President Donald Trump derided the South Korea-U.S. Free Trade Agreement as an “unacceptable, horrible deal” and a “job killer.” He vowed to “renegotiate that deal or terminate it.”
The South Korean trade ministry responded by declaring “the U.S. is not the only one who can use scrapping the [free trade agreement] as a negotiating tactic.”
Despite these mutual threats, Washington and Seoul announced in late March that they had reached agreement in principle to amend the trade agreement. Trump declared the revised accord a “wonderful deal with a wonderful ally.”
Achieving the accord is good news, because it removes a major source of bilateral tension as the two allies strive for commonality in their approaches to North Korea.
But what did the Trump administration achieve that caused it to embrace a trade deal it had previously renounced? It turns out that it wasn’t much, and hardly worth the bombastic language and risking a rift in the important relationship with longtime ally South Korea.
On automobiles, the Trump administration got precisely the same provisions that President Barack Obama attained in December 2010. Seoul acquiesced to allowing an additional 25,000 U.S. cars to enter the country without having to meet South Korea’s more stringent environmental safety standards, as well as extending the 25 percent protectionist tariff on Korean pickup trucks for another 20 years.
Similarly, the Obama administration bargained for an initial tranche of 25,000 U.S. cars to be exempt and extending the truck tariff from 2014 to 2021.
Trump’s revisions will have no actual economic benefit for the United States, since only 11,000 U.S. cars were sold in South Korea last year and, as South Korean Trade Minister Kim Hyun-chong noted, “no [South Korean] companies are currently exporting domestically produced pickup trucks to the U.S.”
In 2010, The Heritage Foundation criticized Obama’s demanded auto revision as “reward[ing] narrow U.S. special interests [and] capitulating to U.S. auto demands … . The Obama administration and the auto industry claim that the provisions were to create more equitable trading conditions. The reality, however, is that the supplementary agreement simply boils down to greater protectionism for the U.S. auto market.”

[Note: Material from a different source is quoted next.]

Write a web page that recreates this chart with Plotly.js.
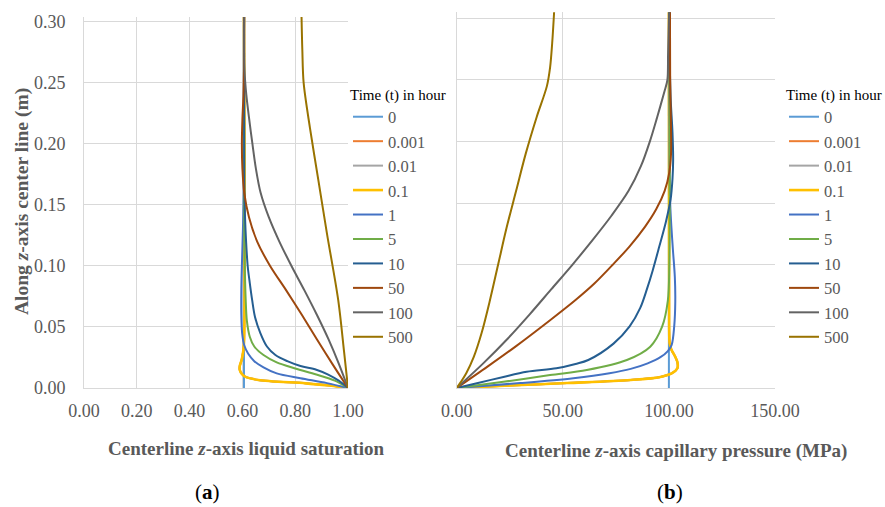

The 2018 revision also enables South Korea to purchase a permanent exemption from Trump’s recently imposed 25 percent tariff on steel in return by accepting a lower quota of steel exports to the United States—approximately 70 percent of last year’s figure.

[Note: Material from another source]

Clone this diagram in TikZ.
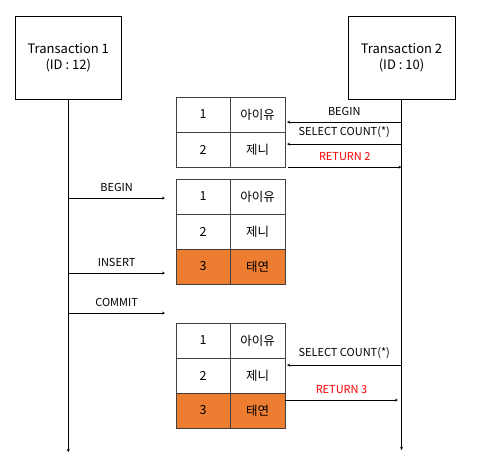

Trump imposed the new restrictions on steel imports under the guise of national security, but was instead clearly intending to manage trade with South Korea for economic purposes.
But there is another problem with this. World Trade Organization rules forbid voluntary export-restraint agreements. So, the final deal between the U.S. and South Korea may not be the final word on the issue.
Reportedly, the two sides have also reached a related, but separate, agreement in principle on export-enhancing currency manipulation.
Domestic trade barriers such as tariffs and voluntary export-restraint agreements are like a tax on American consumers and businesses, since they cause higher prices on goods and cause job losses. Steel tariffs imposed in 2002 cost 200,000 Americans their jobs.
U.S. trade policy should instead be focused on lowering trade barriers rather than benefiting one U.S. industry or interest group over another. The Heritage Foundation’s annual Index of Economic Freedom shows the strong relationship between lower trade barriers and greater economic prosperity.
The final status of the agreement is now somewhat uncertain since Trump declared, “I may hold [the U.S.-South Korea free trade agreement] up until after a deal is made with North Korea … . You know why? Because it’s a very strong card.”
It is unclear whether Trump is holding a trade agreement with a valued ally hostage to an unrelated denuclearization accord with North Korea to pressure Seoul to retain a tough stance during the upcoming inter-Korean summit.
That’s neither how to run trade negotiations, nor treat an ally. But it may at least dodge a bullet and get us back to square one with an important partner.